Pros of Upstart Personal Loans
- Loan amounts from $1,000 – $50,000
- Accepts bad credit scores
- Offers soft credit checks
- Provides fast decisions and quick funding as soon as the next business day
Upstart Personal Loan Cons
- May charge an origination fee of up to 8%
- Does not offer joint or co-signer loan options
- Only two repayment term options are available: three or five years
Upstart Personal Loans for Debt Consolidation
Upstart offers personal loans for various purposes, including debt consolidation, home improvements, and big purchases.
One unique feature of Upstart is that it can send loan proceeds directly to your credit card issuer to automate the debt consolidation process.
Annual Interest Rates and Fees
The APR for Upstart personal loans ranges from 3.22% to 35.99%, which is relatively low compared to other lenders in the market.
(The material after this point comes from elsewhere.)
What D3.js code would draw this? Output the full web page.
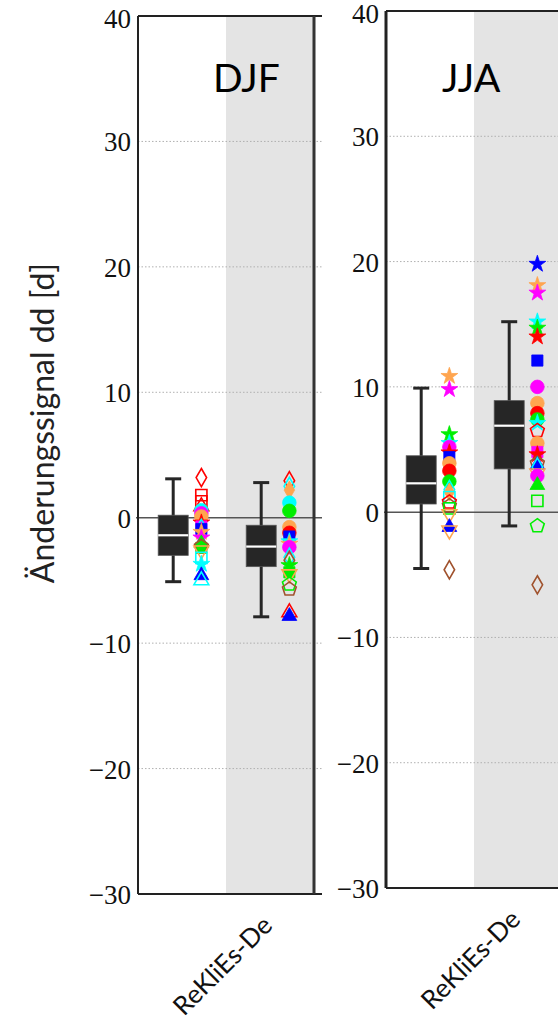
<!DOCTYPE html>
<html><head><meta charset="utf-8">
<script src="https://cdn.jsdelivr.net/npm/d3@7"></script>
<style>body{margin:0;background:#fff}</style>
</head><body><svg id="c" width="558" height="1028"></svg>
<script>
// ---------- data ----------
const seasons = ["DJF", "JJA"];
const groups = ["Referenz", "ReKliEs-De"];
const groupLabels = ["", "ReKliEs-De"];
const yTicks = [40, 30, 20, 10, 0, -10, -20, -30];
const yTitle = "Änderungssignal dd [d]";

// box stats: [whiskerLow, q1, median, q3, whiskerHigh]
const djfBoxes = [[-5.1, -3.0, -1.4, 0.2, 3.1], [-7.9, -3.9, -2.3, -0.6, 2.8]];
const jjaBoxes = [[-4.5, 0.65, 2.3, 4.5, 9.9], [-1.1, 3.45, 6.9, 8.9, 15.2]];

// model markers (shape, colour, filled)
const markerShape = ["diamond","square","triangle","circle","circle","star","square","diamond","star","star",
  "triangle","pentagon","square","star","triangle","triangle","circle","diamond","star","star",
  "square","pentagon","diamond","circle","pentagon","square","circle","square","triangledown","diamond"];
const markerColor = ["#ff0000","#ff0000","#ff0000","#00ffff","#ffa54f","#ff0000","#ff00ff","#00ffff","#ffa54f","#ff00ff",
  "#00ee00","#a0522d","#00ffff","#00ffff","#0000ff","#00ffff","#00ee00","#ffa54f","#0000ff","#00ee00",
  "#00ee00","#00ee00","#a0522d","#ff0000","#ff0000","#0000ff","#ff00ff","#00ee00","#ffa54f","#0000ff"];
const markerFilled = [0,0,0,1,1,1,1,0,1,1, 1,0,0,1,1,0,1,1,1,1, 1,0,0,1,0,1,1,0,0,1];

// points: [value, markerId]
const djfPtsA = [[3.2,0],[1.8,1],[1.3,1],[0.9,2],[0.6,3],[0.35,26],[0.1,4],[-0.4,5],[-0.7,6],[-0.85,7],
  [-0.9,25],[-1.15,8],[-1.6,9],[-2.05,10],[-2.4,20],[-2.3,11],[-2.6,28],[-3.2,12],[-3.7,13],[-4.6,14],[-5.0,15]];
const djfPtsB = [[2.95,0],[2.5,7],[2.2,17],[1.2,3],[0.55,16],[-0.75,4],[-1.2,23],[-1.5,25],[-1.9,13],[-2.1,8],
  [-2.35,26],[-3.15,7],[-3.4,22],[-3.8,19],[-4.35,20],[-4.5,28],[-5.3,21],[-5.7,11],[-7.55,2],[-7.85,14]];
const jjaPtsA = [[10.85,8],[9.8,9],[6.2,19],[5.5,13],[5.2,26],[4.75,5],[4.4,25],[3.9,4],[3.3,23],[2.45,16],
  [1.8,7],[1.6,17],[1.2,12],[0.8,24],[0.5,11],[0.3,27],[-0.15,28],[-1.2,14],[-1.45,28],[-4.6,22]];
const jjaPtsB = [[19.8,18],[18.1,8],[17.5,9],[15.2,13],[14.7,19],[14.0,5],[12.1,25],[10.0,26],[8.7,4],[7.9,23],
  [7.4,16],[7.1,13],[6.5,24],[5.5,4],[5.3,17],[4.8,6],[4.6,5],[3.9,11],[3.75,14],[3.6,7],[3.1,28],[2.9,26],
  [2.15,10],[0.9,27],[-1.1,21],[-5.8,22]];

// ---------- drawing ----------
const svg = d3.select("#c");
const pentagon = { draw(ctx, size) { const r = Math.sqrt(size / 2.378);
  for (let k = 0; k < 5; k++) { const a = -Math.PI/2 + k*2*Math.PI/5;
    const px = r*Math.cos(a), py = r*Math.sin(a); k ? ctx.lineTo(px,py) : ctx.moveTo(px,py); }
  ctx.closePath(); } };
const symType = {circle:d3.symbolCircle, square:d3.symbolSquare, diamond:d3.symbolDiamond, triangle:d3.symbolTriangle,
  triangledown:d3.symbolTriangle, star:d3.symbolStar, pentagon:pentagon};
const symSize = {circle:145, square:125, diamond:95, triangle:95, triangledown:95, star:88, pentagon:125};

const panels = [
  {name: seasons[0], boxes: djfBoxes, pts: [djfPtsA, djfPtsB], x0: 138, top: 16, bottom: 894, labelX: 131, gx2: 322, titleX: 213},
  {name: seasons[1], boxes: jjaBoxes, pts: [jjaPtsA, jjaPtsB], x0: 386, top: 11, bottom: 888, labelX: 379, gx2: 570, titleX: 442}
];

panels.forEach((p, pi) => {
  const y = d3.scaleLinear([-30, 40], [p.bottom, p.top]);
  const x = d3.scaleBand(groups, [p.x0, p.x0 + 176]);
  const bw = x.bandwidth();
  const g = svg.append("g");

  g.append("rect").attr("x", x(groups[1])).attr("y", p.top).attr("width", bw)
    .attr("height", p.bottom - p.top).attr("fill", "#e4e4e4");

  // dotted grid
  g.selectAll(".grid").data(yTicks.filter(t => t !== 0 && t !== 40 && t !== -30)).join("line")
    .attr("x1", p.x0).attr("x2", p.gx2).attr("y1", d => y(d)).attr("y2", d => y(d))
    .attr("stroke", "#b0b0b0").attr("stroke-width", 1).attr("stroke-dasharray", "1.5,2");
  // zero line
  g.append("line").attr("x1", p.x0 - 2).attr("x2", p.gx2).attr("y1", y(0)).attr("y2", y(0))
    .attr("stroke", "#555").attr("stroke-width", 1.5);

  // frame
  const right = p.x0 + 176;
  g.append("line").attr("x1", p.x0).attr("x2", pi === 0 ? p.gx2 : 570).attr("y1", p.top).attr("y2", p.top).attr("stroke", "#222").attr("stroke-width", 2);
  g.append("line").attr("x1", p.x0).attr("x2", pi === 0 ? p.gx2 : 570).attr("y1", p.bottom).attr("y2", p.bottom).attr("stroke", "#222").attr("stroke-width", 2);
  g.append("line").attr("x1", p.x0).attr("x2", p.x0).attr("y1", p.top).attr("y2", p.bottom).attr("stroke", "#222").attr("stroke-width", pi === 0 ? 2 : 3);
  if (pi === 0) g.append("line").attr("x1", right).attr("x2", right).attr("y1", p.top).attr("y2", p.bottom).attr("stroke", "#333").attr("stroke-width", 3);

  // y axis labels
  const ax = g.append("g").attr("transform", `translate(${p.labelX},0)`)
    .call(d3.axisLeft(y).tickValues(yTicks).tickSize(0).tickPadding(0)
      .tickFormat(d => d < 0 ? "\u2212" + Math.abs(d) : d));
  ax.select(".domain").remove();
  ax.selectAll("text").attr("font-family", "'Liberation Serif', 'DejaVu Serif', serif").attr("font-size", 27)
    .attr("fill", "#111").attr("dy", d => d === 40 ? "0.42em" : "0.35em");

  // boxes
  groups.forEach((gr, gi) => {
    const b = p.boxes[gi];
    const cx = x(gr) + bw * 0.4;
    const bg = g.append("g");
    bg.append("line").attr("x1", cx).attr("x2", cx).attr("y1", y(b[0])).attr("y2", y(b[4])).attr("stroke", "#262626").attr("stroke-width", 3);
    [b[0], b[4]].forEach(v => bg.append("line").attr("x1", cx - 8).attr("x2", cx + 8).attr("y1", y(v)).attr("y2", y(v))
      .attr("stroke", "#262626").attr("stroke-width", 3));
    bg.append("rect").attr("x", cx - 15).attr("width", 30).attr("y", y(b[3])).attr("height", y(b[1]) - y(b[3]))
      .attr("fill", "#262626").attr("stroke", "#555").attr("stroke-width", 0.8);
    bg.append("line").attr("x1", cx - 15).attr("x2", cx + 15).attr("y1", y(b[2])).attr("y2", y(b[2]))
      .attr("stroke", "#fff").attr("stroke-width", 2.2);

    // model points
    const px = x(gr) + bw * 0.72;
    g.append("g").selectAll("path").data(p.pts[gi]).join("path")
      .attr("transform", d => `translate(${px},${y(d[0])})` + (markerShape[d[1]] === "triangledown" ? " rotate(180)" : ""))
      .attr("d", d => d3.symbol(symType[markerShape[d[1]]], symSize[markerShape[d[1]]])())
      .attr("fill", d => markerFilled[d[1]] ? markerColor[d[1]] : "none")
      .attr("stroke", d => markerColor[d[1]])
      .attr("stroke-width", d => markerFilled[d[1]] ? 0.8 : 1.6);
  });

  // bottom category labels
  groups.forEach((gr, gi) => {
    if (!groupLabels[gi]) return;
    const tx = x(gr) + bw / 2 + 4, ty = p.bottom + 33;
    g.append("text").attr("transform", `translate(${tx},${ty}) rotate(-45)`).attr("text-anchor", "end")
      .attr("font-family", "Lato, 'Open Sans', sans-serif").attr("font-size", 26).attr("fill", "#111")
      .text(groupLabels[gi]);
  });

  // season title
  g.append("text").attr("x", p.titleX).attr("y", 92).attr("font-family", "Lato, 'Open Sans', sans-serif")
    .attr("font-size", 39).attr("fill", "#000").text(p.name);
});

// y axis title
svg.append("text").attr("transform", "translate(54,423) rotate(-90)").attr("text-anchor", "middle")
  .attr("font-family", "Lato, 'Open Sans', sans-serif").attr("font-size", 32).attr("fill", "#222").text(yTitle);
</script>
</body></html>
However, the APR you receive depends on your application’s compliance with Upstart’s criteria.
Your credit score and interest rate are inversely proportional to each other, so if you have a low credit score, you may receive a high APR, while a good credit score may result in a low APR loan. A late payment fee of 5% of the overdue amount or $15, whichever is greater, is charged for each occurrence.
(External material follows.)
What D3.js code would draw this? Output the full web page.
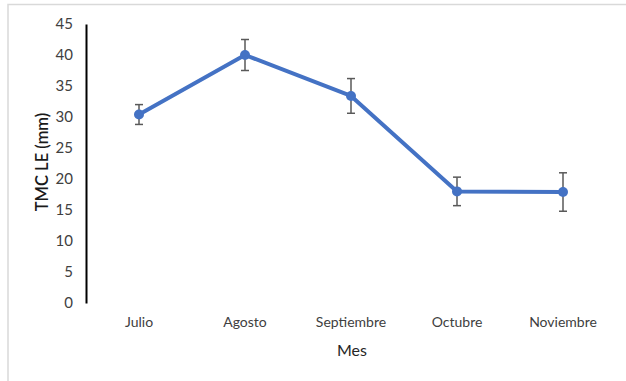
<!DOCTYPE html>
<html><head><meta charset="utf-8">
<script src="https://cdn.jsdelivr.net/npm/d3@7"></script>
<style>body{margin:0;background:#fff;}svg{display:block;font-family:Lato,"Open Sans",sans-serif;}</style>
</head><body><svg id="c" width="626" height="381"></svg>
<script>
const months = ["Julio","Agosto","Septiembre","Octubre","Noviembre"];
const means = [30.4, 40.0, 33.4, 18.0, 17.9];
const errors = [1.6, 2.5, 2.8, 2.3, 3.1];
const yTicks = [0,5,10,15,20,25,30,35,40,45];
const yTitle = "TMC LE (mm)";
const xTitle = "Mes";

const svg = d3.select("#c");
svg.append("rect").attr("x",8).attr("y",4.5).attr("width",640).attr("height",400)
  .attr("fill","none").attr("stroke","#d9d9d9").attr("stroke-width",1.5);

const x = d3.scaleBand().domain(months).range([86,616]);
const y = d3.scaleLinear().domain([0,45]).range([303,24]);

const yAxis = d3.axisLeft(y).tickValues(yTicks).tickSize(0).tickPadding(13);
const gy = svg.append("g").attr("transform","translate(86,0)").call(yAxis);
gy.select(".domain").attr("stroke","#000").attr("stroke-width",2);
gy.selectAll("text").attr("font-size",15).attr("fill","#404040").attr("font-family","Lato,sans-serif");

const xAxis = d3.axisBottom(x).tickSize(0).tickPadding(0);
const gx = svg.append("g").attr("transform","translate(0,317)").call(xAxis);
gx.select(".domain").remove();
gx.selectAll("text").attr("font-size",14).attr("fill","#404040").attr("dy","0.71em").attr("font-family","Lato,sans-serif");

svg.append("text").attr("transform","translate(48,162) rotate(-90)").attr("text-anchor","middle")
  .attr("font-size",16.5).attr("font-weight",600).attr("fill","#1a1a1a").text(yTitle);
svg.append("text").attr("x",352).attr("y",356).attr("text-anchor","middle")
  .attr("font-size",16).attr("fill","#262626").text(xTitle);

const cx = d => x(d) + x.bandwidth()/2;
const data = months.map((m,i)=>({m, v:means[i], e:errors[i]}));

const line = d3.line().x(d=>cx(d.m)).y(d=>y(d.v));
svg.append("path").datum(data).attr("d",line).attr("fill","none")
  .attr("stroke","#4472C4").attr("stroke-width",4).attr("stroke-linejoin","round");

const eb = svg.append("g").attr("stroke","#595959").attr("stroke-width",1.5);
eb.selectAll(".v").data(data).join("line")
  .attr("x1",d=>cx(d.m)).attr("x2",d=>cx(d.m)).attr("y1",d=>y(d.v+d.e)).attr("y2",d=>y(d.v-d.e));
eb.selectAll(".t").data(data).join("line")
  .attr("x1",d=>cx(d.m)-4).attr("x2",d=>cx(d.m)+4).attr("y1",d=>y(d.v+d.e)).attr("y2",d=>y(d.v+d.e));
eb.selectAll(".b").data(data).join("line")
  .attr("x1",d=>cx(d.m)-4).attr("x2",d=>cx(d.m)+4).attr("y1",d=>y(d.v-d.e)).attr("y2",d=>y(d.v-d.e));

svg.append("g").selectAll("circle").data(data).join("circle")
  .attr("cx",d=>cx(d.m)).attr("cy",d=>y(d.v)).attr("r",5).attr("fill","#4472C4");
</script></body></html>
Minimum Credit Score Required
The minimum credit score required for an Upstart personal loan is 300, which is relatively low compared to other lenders who use different criteria to validate loan applications.
To apply for an Upstart personal loan, you need to provide valid identity proof, date of birth, valid current mobile number and email ID, active American bank account, and social security number.
The repayment period for Upstart personal loans is 24 to 60 months, which is two to five years. For example, a three-year, $12,000 loan with a 20.5% APR would cost $449 in monthly payments. A borrower would pay $4,165 in total interest on that loan.